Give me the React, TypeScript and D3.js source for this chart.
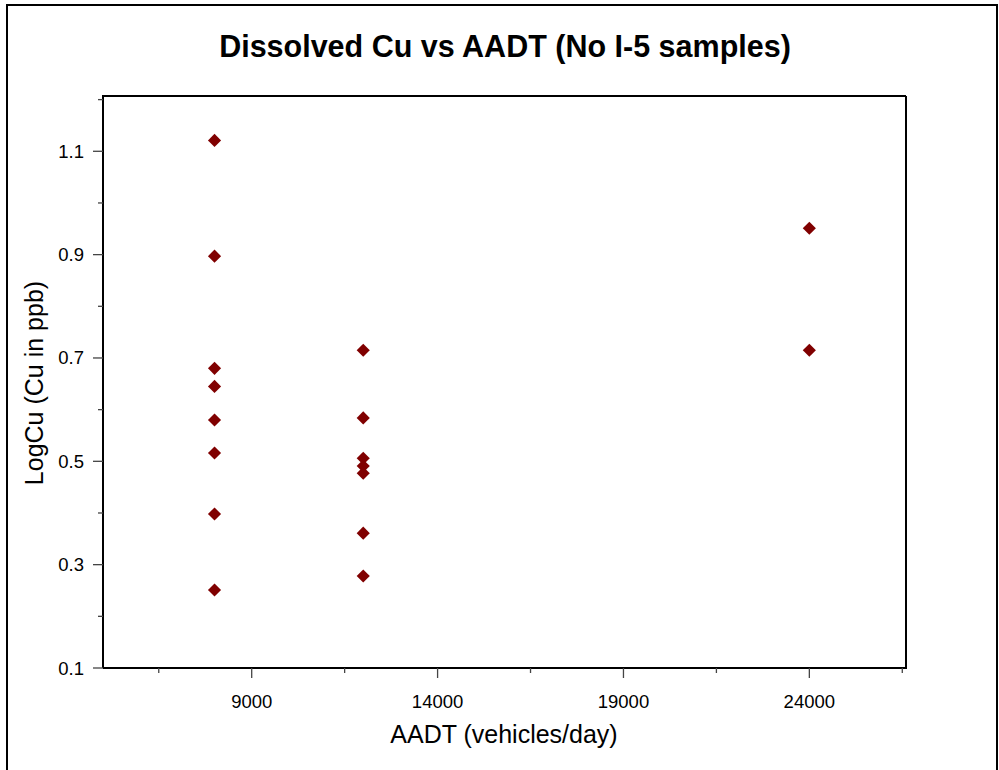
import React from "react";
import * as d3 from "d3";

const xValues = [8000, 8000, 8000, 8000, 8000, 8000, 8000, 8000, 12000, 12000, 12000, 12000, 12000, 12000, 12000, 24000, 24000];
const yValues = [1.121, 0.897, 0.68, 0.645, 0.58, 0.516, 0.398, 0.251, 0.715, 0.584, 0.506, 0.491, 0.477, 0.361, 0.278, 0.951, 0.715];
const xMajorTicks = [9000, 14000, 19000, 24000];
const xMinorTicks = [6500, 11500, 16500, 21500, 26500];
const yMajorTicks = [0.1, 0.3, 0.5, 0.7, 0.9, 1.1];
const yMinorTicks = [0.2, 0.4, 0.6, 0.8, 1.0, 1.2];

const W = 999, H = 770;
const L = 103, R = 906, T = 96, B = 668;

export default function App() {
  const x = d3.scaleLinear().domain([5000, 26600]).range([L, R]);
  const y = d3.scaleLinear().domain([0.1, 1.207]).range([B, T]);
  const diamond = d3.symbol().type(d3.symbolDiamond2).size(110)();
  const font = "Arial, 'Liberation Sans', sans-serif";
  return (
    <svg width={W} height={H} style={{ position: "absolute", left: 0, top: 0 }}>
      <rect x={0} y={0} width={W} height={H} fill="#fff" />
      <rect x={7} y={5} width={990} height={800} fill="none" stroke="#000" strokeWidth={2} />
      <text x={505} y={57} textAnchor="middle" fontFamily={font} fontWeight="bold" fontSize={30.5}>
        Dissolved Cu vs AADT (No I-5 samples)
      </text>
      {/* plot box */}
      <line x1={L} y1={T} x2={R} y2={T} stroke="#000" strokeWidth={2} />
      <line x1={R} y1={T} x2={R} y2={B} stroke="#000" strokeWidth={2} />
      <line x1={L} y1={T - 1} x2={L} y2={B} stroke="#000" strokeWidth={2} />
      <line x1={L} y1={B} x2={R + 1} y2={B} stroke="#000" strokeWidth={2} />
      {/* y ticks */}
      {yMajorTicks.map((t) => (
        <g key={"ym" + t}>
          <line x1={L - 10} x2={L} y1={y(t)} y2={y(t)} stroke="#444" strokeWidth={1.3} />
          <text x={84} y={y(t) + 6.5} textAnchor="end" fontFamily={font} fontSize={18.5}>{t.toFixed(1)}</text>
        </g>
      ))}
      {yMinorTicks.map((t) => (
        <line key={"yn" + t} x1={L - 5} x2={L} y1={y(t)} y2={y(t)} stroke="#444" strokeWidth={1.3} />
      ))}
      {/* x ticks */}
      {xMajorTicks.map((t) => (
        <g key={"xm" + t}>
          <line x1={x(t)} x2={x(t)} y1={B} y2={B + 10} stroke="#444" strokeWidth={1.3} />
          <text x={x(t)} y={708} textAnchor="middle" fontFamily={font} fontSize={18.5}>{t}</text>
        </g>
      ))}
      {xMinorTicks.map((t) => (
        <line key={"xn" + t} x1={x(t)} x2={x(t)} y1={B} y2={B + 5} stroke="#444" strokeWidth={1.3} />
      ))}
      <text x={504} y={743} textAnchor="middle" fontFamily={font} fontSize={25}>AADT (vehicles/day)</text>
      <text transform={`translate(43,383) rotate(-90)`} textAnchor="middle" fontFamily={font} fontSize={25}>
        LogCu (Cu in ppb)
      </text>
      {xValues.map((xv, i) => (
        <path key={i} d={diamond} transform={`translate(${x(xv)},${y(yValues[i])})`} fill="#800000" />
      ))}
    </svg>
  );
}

────────

EXERCISE GOAL: Please set down each line of the data above exactly as written, without the pictures.

OUTPUT OF THE TASK:
Give me the React, TypeScript and D3.js source for this chart.
import React from "react";
import * as d3 from "d3";

const xValues = [8000, 8000, 8000, 8000, 8000, 8000, 8000, 8000, 12000, 12000, 12000, 12000, 12000, 12000, 12000, 24000, 24000];
const yValues = [1.121, 0.897, 0.68, 0.645, 0.58, 0.516, 0.398, 0.251, 0.715, 0.584, 0.506, 0.491, 0.477, 0.361, 0.278, 0.951, 0.715];
const xMajorTicks = [9000, 14000, 19000, 24000];
const xMinorTicks = [6500, 11500, 16500, 21500, 26500];
const yMajorTicks = [0.1, 0.3, 0.5, 0.7, 0.9, 1.1];
const yMinorTicks = [0.2, 0.4, 0.6, 0.8, 1.0, 1.2];

const W = 999, H = 770;
const L = 103, R = 906, T = 96, B = 668;

export default function App() {
  const x = d3.scaleLinear().domain([5000, 26600]).range([L, R]);
  const y = d3.scaleLinear().domain([0.1, 1.207]).range([B, T]);
  const diamond = d3.symbol().type(d3.symbolDiamond2).size(110)();
  const font = "Arial, 'Liberation Sans', sans-serif";
  return (
    <svg width={W} height={H} style={{ position: "absolute", left: 0, top: 0 }}>
      <rect x={0} y={0} width={W} height={H} fill="#fff" />
      <rect x={7} y={5} width={990} height={800} fill="none" stroke="#000" strokeWidth={2} />
      <text x={505} y={57} textAnchor="middle" fontFamily={font} fontWeight="bold" fontSize={30.5}>
        Dissolved Cu vs AADT (No I-5 samples)
      </text>
      {/* plot box */}
      <line x1={L} y1={T} x2={R} y2={T} stroke="#000" strokeWidth={2} />
      <line x1={R} y1={T} x2={R} y2={B} stroke="#000" strokeWidth={2} />
      <line x1={L} y1={T - 1} x2={L} y2={B} stroke="#000" strokeWidth={2} />
      <line x1={L} y1={B} x2={R + 1} y2={B} stroke="#000" strokeWidth={2} />
      {/* y ticks */}
      {yMajorTicks.map((t) => (
        <g key={"ym" + t}>
          <line x1={L - 10} x2={L} y1={y(t)} y2={y(t)} stroke="#444" strokeWidth={1.3} />
          <text x={84} y={y(t) + 6.5} textAnchor="end" fontFamily={font} fontSize={18.5}>{t.toFixed(1)}</text>
        </g>
      ))}
      {yMinorTicks.map((t) => (
        <line key={"yn" + t} x1={L - 5} x2={L} y1={y(t)} y2={y(t)} stroke="#444" strokeWidth={1.3} />
      ))}
      {/* x ticks */}
      {xMajorTicks.map((t) => (
        <g key={"xm" + t}>
          <line x1={x(t)} x2={x(t)} y1={B} y2={B + 10} stroke="#444" strokeWidth={1.3} />
          <text x={x(t)} y={708} textAnchor="middle" fontFamily={font} fontSize={18.5}>{t}</text>
        </g>
      ))}
      {xMinorTicks.map((t) => (
        <line key={"xn" + t} x1={x(t)} x2={x(t)} y1={B} y2={B + 5} stroke="#444" strokeWidth={1.3} />
      ))}
      <text x={504} y={743} textAnchor="middle" fontFamily={font} fontSize={25}>AADT (vehicles/day)</text>
      <text transform={`translate(43,383) rotate(-90)`} textAnchor="middle" fontFamily={font} fontSize={25}>
        LogCu (Cu in ppb)
      </text>
      {xValues.map((xv, i) => (
        <path key={i} d={diamond} transform={`translate(${x(xv)},${y(yValues[i])})`} fill="#800000" />
      ))}
    </svg>
  );
}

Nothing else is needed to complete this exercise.